Jan 10, 1997 01:00 AM

India, facing falling crude output and a burgeoning oil price subsidy bill, mapped out a future exploration policy designed to pay all companies international prices for crude pumped from new fields. "The government's aim will be to bring a lot of investment into the exploration sector. There is a lot of oil in the ground but not enough funds for investment," an oil analyst told. Indian state owned companies like Oil and Natural Gas Corp. (ONGC) and Oil India, which produce more than 90 % of India's oil output, are currently paid only around $ 11 to $ 12 a barrel for their crude, while private companies receive international market prices of $ 22 to $ 23. The Petroleum Ministry told an industry conference in New Delhi that the national companies should expect equal treatment in future bids for exploration licences. India is fighting to reverse a slump in crude oil output. Production is expected to fall to 27 million tonnes, about 540,000 bpd, in the year ending March 1997, down from around 31 mmt or 620,000 bpd the previous year.
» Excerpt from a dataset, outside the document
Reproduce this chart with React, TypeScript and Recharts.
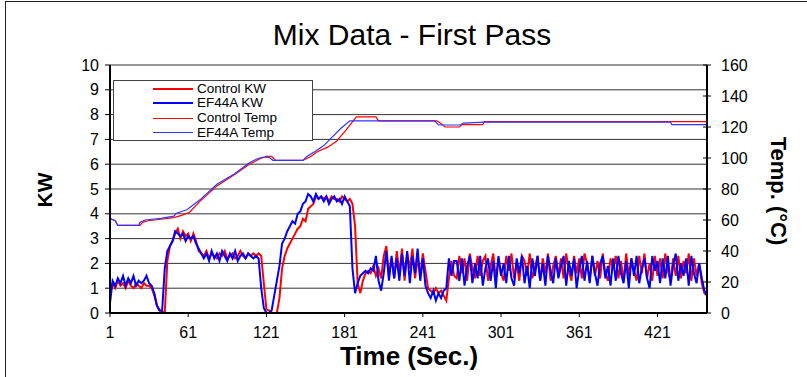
import React from 'react';
import { LineChart, Line, XAxis, YAxis, CartesianGrid } from 'recharts';

// KW readings, one every 2 seconds starting at t = 1
const controlKw = [
  0.9, 1.2,
  1.0, 1.3, 1.1, 1.2, 1.0, 1.3, 1.1, 1.0, 1.2, 1.1, 1.0, 1.2, 1.1, 1.1,
  1.0, 0.7, 0.3, 0.1, 0.05, 0.0, 2.1, 2.7, 2.9, 3.2, 3.4,
  3.0, 3.3, 3.1, 3.2, 2.9, 3.2, 2.9,
  2.5, 2.4,
  2.3, 2.5, 2.2, 2.4, 2.3, 2.2, 2.4, 2.3, 2.5, 2.2, 2.3, 2.4, 2.2, 2.3, 2.5, 2.3, 2.2, 2.4, 2.3, 2.4, 2.3,
  2.4, 2.3, 1.2, 0.15, 0.1, 0.0, 0.0, 0.0, 0.6, 1.8, 2.3, 2.6, 2.8, 3.0, 3.2, 3.4, 3.5, 3.8, 3.7, 4.2, 4.3, 4.4, 4.7, 4.6, 4.7,
  4.6, 4.7, 4.5, 4.7, 4.6, 4.6, 4.5, 4.7, 4.6, 4.5, 4.6, 4.4,
  3.5, 1.2, 0.8, 1.3, 1.6, 1.7, 1.6, 1.9, 1.5, 1.8, 1.4, 2.3, 2.7, 1.5,
  2.2, 1.4, 2.5, 1.6, 2.6, 1.3, 2.4, 1.8, 2.6, 1.4, 2.2, 1.5, 2.4, 1.7,
  1.0, 0.9, 0.8, 1.0, 0.8, 0.9, 0.7, 0.5, 1.4, 2.1, 1.5,
  1.4, 2.3, 1.6, 2.2, 1.3, 2.4, 1.8, 1.4, 2.3, 1.5, 2.1, 2.3, 1.3, 1.9, 2.4, 1.4, 2.2, 1.6, 1.3, 2.3,
  1.7, 2.4, 1.4, 2.0, 1.3, 2.3, 2.1, 1.5, 2.4, 1.4, 1.8, 2.3, 1.3, 2.2, 1.6, 2.4, 1.3, 1.9, 2.3, 1.5,
  2.2, 1.4, 2.4, 1.7, 1.3, 2.3, 1.6, 2.2, 1.4, 2.4, 2.0, 1.3, 2.3, 1.5, 2.1, 1.4, 2.4, 1.6, 1.3, 2.2,
  1.8, 2.3, 1.4, 2.1, 1.3, 2.4, 1.5, 2.2, 1.7, 1.3, 2.3, 1.6, 2.4, 1.4, 2.0, 1.3, 2.3, 1.5, 2.2, 1.4,
  2.4, 1.7, 1.3, 2.2, 1.5, 2.3, 1.4, 2.1, 1.6, 2.4, 1.3, 2.2, 1.5, 2.0,
  1.2, 0.8, 0.7,
];

const ef44aKw = [
  0.4, 1.3,
  1.1, 1.4, 1.2, 1.5, 1.1, 1.4, 1.2, 1.5, 1.1, 1.3, 1.2, 1.3, 1.5, 1.2,
  1.1, 0.8, 0.3, 0.1, 0.1, 1.8, 2.5, 2.7, 2.9, 3.3, 3.2,
  3.1, 3.2, 2.9, 3.1, 3.0, 3.1, 2.8,
  2.6, 2.4,
  2.2, 2.4, 2.1, 2.5, 2.2, 2.4, 2.1, 2.5, 2.3, 2.1, 2.4, 2.2, 2.5, 2.1, 2.3, 2.4, 2.2, 2.4, 2.3, 2.2, 2.3,
  2.2, 1.0, 0.2, 0.0, 0.0, 0.1, 0.7, 1.3, 1.9, 2.8, 3.0, 3.3, 3.5, 3.7, 3.6, 4.0, 4.1, 4.4, 4.5, 4.8, 4.7, 4.5, 4.8, 4.6, 4.7,
  4.5, 4.7, 4.4, 4.6, 4.7, 4.5, 4.6, 4.4, 4.7, 4.5,
  4.3, 1.8, 0.8, 1.2, 1.5, 1.6, 1.7, 1.6, 1.8, 1.7, 2.3, 1.3, 0.9, 1.6, 2.5, 1.3,
  2.3, 1.4, 2.2, 1.3, 2.4, 1.5, 2.5, 1.2, 2.3, 1.6, 2.6, 1.3, 2.2, 1.1,
  0.8, 0.6, 0.9, 0.5, 0.8, 0.6, 0.9, 1.0, 2.2, 1.5, 2.1,
  2.1, 1.3, 2.2, 1.1, 1.9, 2.3, 1.2, 2.0, 1.4, 2.3, 1.1, 1.8, 2.2, 1.3, 2.1, 1.0, 2.3, 1.5, 2.0, 1.2,
  2.3, 1.4, 1.1, 2.2, 1.6, 2.3, 1.2, 1.9, 1.0, 2.2, 1.5, 2.3, 1.3, 2.0, 1.1, 2.3, 1.7, 1.2, 2.2, 1.4,
  1.9, 2.3, 1.1, 2.1, 1.5, 2.2, 1.0, 1.8, 2.3, 1.3, 2.1, 1.2, 2.3, 1.6, 1.1, 2.0, 2.3, 1.4, 1.9, 1.1,
  2.2, 1.3, 2.3, 1.6, 1.2, 2.1, 1.0, 2.2, 1.5, 2.3, 1.2, 1.8, 2.2, 1.4, 1.0, 2.3, 1.7, 2.1, 1.2, 2.2,
  1.4, 2.3, 1.1, 1.9, 2.4, 1.3, 2.0, 1.5, 2.2, 1.1, 2.3, 1.6, 1.2, 2.0,
  1.4, 0.9, 0.7,
];

// temperature (°C) at the points where the trace changes
const controlTempTime = [1, 5, 7, 24, 26, 30, 40, 50, 56, 62, 70, 83, 96, 108, 116, 121, 125, 128, 149, 155, 160, 168, 175, 182, 188, 190, 205, 207, 252, 256, 258, 269, 271, 287, 288, 459];
const controlTemp = [61, 59.5, 56.5, 56.5, 58.5, 59.5, 60.5, 61.5, 63, 65, 72, 82, 89, 96, 99.5, 101, 101, 98.5, 98.5, 101, 104, 107, 111, 118, 124.5, 126.5, 126.5, 124, 124, 121.5, 120, 120, 121.5, 121.5, 123.5, 123.5];

const ef44aTempTime = [1, 5, 7, 23, 24, 28, 40, 50, 52, 60, 70, 83, 96, 108, 114, 118, 123, 126, 149, 152, 158, 165, 172, 178, 185, 250, 253, 270, 272, 289, 431, 432, 459];
const ef44aTemp = [61, 59.5, 56.5, 56.5, 58.5, 60, 61, 62.5, 64.4, 66.6, 73, 83, 89.5, 97, 99.5, 100.5, 100.5, 98.5, 98.5, 101, 104, 108, 114, 119, 124, 124, 121.3, 121.3, 122.5, 123.2, 123.2, 121.5, 121.5];

const timeTicks = [1, 61, 121, 181, 241, 301, 361, 421];
const kwTicks = [0, 1, 2, 3, 4, 5, 6, 7, 8, 9, 10];
const tempTicks = [0, 20, 40, 60, 80, 100, 120, 140, 160];

const kwData = controlKw.map((v, i) => ({ t: 1 + 2 * i, control: v, ef44a: ef44aKw[i] }));
const controlTempData = controlTempTime.map((t, i) => ({ t, temp: controlTemp[i] }));
const ef44aTempData = ef44aTempTime.map((t, i) => ({ t, temp: ef44aTemp[i] }));

const FONT = '"Liberation Sans", Arial, sans-serif';
const RED = '#ff0000';
const BLUE = '#0000ff';

const TICK_SIZE = 4;
const RIGHT_TICK_MARGIN = 10;

// right axis ticks cross the axis line, so draw the inner half here
const TempTick = (props: any) => {
  const { x, y, payload } = props;
  const axisX = x - TICK_SIZE - RIGHT_TICK_MARGIN;
  return (
    <g>
      <line x1={axisX - TICK_SIZE} x2={axisX} y1={y} y2={y} stroke="#000" strokeWidth={1} />
      <text x={x} y={y} dy={6} fontSize={16} fontFamily={FONT} fill="#000" textAnchor="start">
        {payload.value}
      </text>
    </g>
  );
};

const legendItems = [
  { label: 'Control KW', color: RED, width: 2 },
  { label: 'EF44A KW', color: BLUE, width: 2 },
  { label: 'Control Temp', color: RED, width: 1 },
  { label: 'EF44A Temp', color: '#3333ff', width: 1 },
];

export default function App() {
  return (
    <div
      style={{
        position: 'fixed',
        left: 0,
        top: 0,
        width: 807,
        height: 377,
        background: '#fff',
        overflow: 'hidden',
        fontFamily: FONT,
      }}
    >
      <div
        style={{
          position: 'absolute',
          left: 5,
          top: 1,
          width: 900,
          height: 500,
          border: '1px solid #222',
        }}
      />
      <div
        style={{
          position: 'absolute',
          left: 0,
          width: 824,
          top: 17,
          textAlign: 'center',
          fontSize: 30,
          lineHeight: '36px',
          color: '#000',
        }}
      >
        Mix Data - First Pass
      </div>

      <div style={{ position: 'absolute', left: 0, top: 0 }}>
        <LineChart width={807} height={377} data={kwData} margin={{ top: 65, right: 0, bottom: 0, left: 0 }}>
          <CartesianGrid yAxisId="kw" vertical={false} horizontal stroke="#333" strokeWidth={1} />
          <XAxis
            dataKey="t"
            type="number"
            domain={[1, 459]}
            ticks={timeTicks}
            interval={0}
            height={64}
            tickSize={TICK_SIZE}
            tickMargin={10}
            axisLine={{ stroke: '#000', strokeWidth: 2 }}
            tickLine={{ stroke: '#000' }}
            tick={{ fontSize: 16, fontFamily: FONT, fill: '#000' }}
          />
          <YAxis
            yAxisId="kw"
            orientation="left"
            width={110}
            domain={[0, 10]}
            ticks={kwTicks}
            interval={0}
            tickSize={5}
            tickMargin={6}
            axisLine={{ stroke: '#000', strokeWidth: 2 }}
            tickLine={{ stroke: '#000' }}
            tick={{ fontSize: 16, fontFamily: FONT, fill: '#000' }}
          />
          <YAxis
            yAxisId="temp"
            orientation="right"
            width={100}
            domain={[0, 160]}
            ticks={tempTicks}
            interval={0}
            tickSize={TICK_SIZE}
            tickMargin={RIGHT_TICK_MARGIN}
            axisLine={{ stroke: '#000', strokeWidth: 2 }}
            tickLine={{ stroke: '#000' }}
            tick={<TempTick />}
          />
          <Line yAxisId="kw" dataKey="control" stroke={RED} strokeWidth={2} dot={false} activeDot={false} isAnimationActive={false} />
          <Line yAxisId="kw" dataKey="ef44a" stroke={BLUE} strokeWidth={2} dot={false} activeDot={false} isAnimationActive={false} />
          <Line yAxisId="temp" data={controlTempData} dataKey="temp" stroke={RED} strokeWidth={1.2} dot={false} activeDot={false} isAnimationActive={false} />
          <Line yAxisId="temp" data={ef44aTempData} dataKey="temp" stroke="#3333ff" strokeWidth={1.2} dot={false} activeDot={false} isAnimationActive={false} />
        </LineChart>
      </div>

      {/* legend box */}
      <div
        style={{
          position: 'absolute',
          left: 113,
          top: 80,
          width: 198,
          height: 59,
          border: '1.5px solid #444',
          background: '#fff',
        }}
      >
        {legendItems.map((item, i) => (
          <div
            key={item.label}
            style={{ position: 'absolute', left: 0, top: 0.5 + i * 14.8, height: 14, width: 198, display: 'flex', alignItems: 'center' }}
          >
            <div style={{ marginLeft: 39, width: 40, height: item.width, background: item.color }} />
            <div style={{ marginLeft: 4, fontSize: 13.5, lineHeight: '14px', color: '#000', whiteSpace: 'nowrap' }}>{item.label}</div>
          </div>
        ))}
      </div>

      <div
        style={{
          position: 'absolute',
          left: 45,
          top: 190,
          transform: 'translate(-50%, -50%) rotate(-90deg)',
          fontSize: 21,
          fontWeight: 'bold',
          whiteSpace: 'nowrap',
        }}
      >
        KW
      </div>
      <div
        style={{
          position: 'absolute',
          left: 778,
          top: 191,
          transform: 'translate(-50%, -50%) rotate(90deg)',
          fontSize: 22,
          fontWeight: 'bold',
          whiteSpace: 'nowrap',
        }}
      >
        Temp. (°C)
      </div>
      <div
        style={{
          position: 'absolute',
          left: 409,
          top: 356,
          transform: 'translate(-50%, -50%)',
          fontSize: 26,
          fontWeight: 'bold',
          whiteSpace: 'nowrap',
        }}
      >
        Time (Sec.)
      </div>
    </div>
  );
}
The country is expected to run up an oil import bill of some $ 9.6 bn in 1996/97 (April-March), and consume around 81 mmt or 1.62 mmbpd.
India operates a system of administered petroleum product prices, and pays the subsidy out of an oil pool deficit account, which is expected to reach 200 bn rupees ($ 5.5 bn) in 1996/97. The draft proposal should be ready to be submitted to the government for approval within two months. "The main highlights of this new exploration licence policy are that national oil companies like ONGC and OIL will be able to compete with private companies securing petroleum exploration licences," a ministry official said. "The new system applies for the new fields that will be awarded after this exploration licence policy comes into effect." State companies will still be paid under the old administered price regime for their existing production. The official said there would also be incentives for production from deep sea and frontier areas, and some concessions on royalties for marginal fields. Separate and more attractive fiscal regimes for deep water, will also be part of the new exploration policy, as well some provision for adjustment of royalties in the case of economically marginal fields. "It will create a level playing field for the national oil companies, particularly by paying them international market prices for oil. The crude price that the government pays these companies will be the same as the international market price of oil."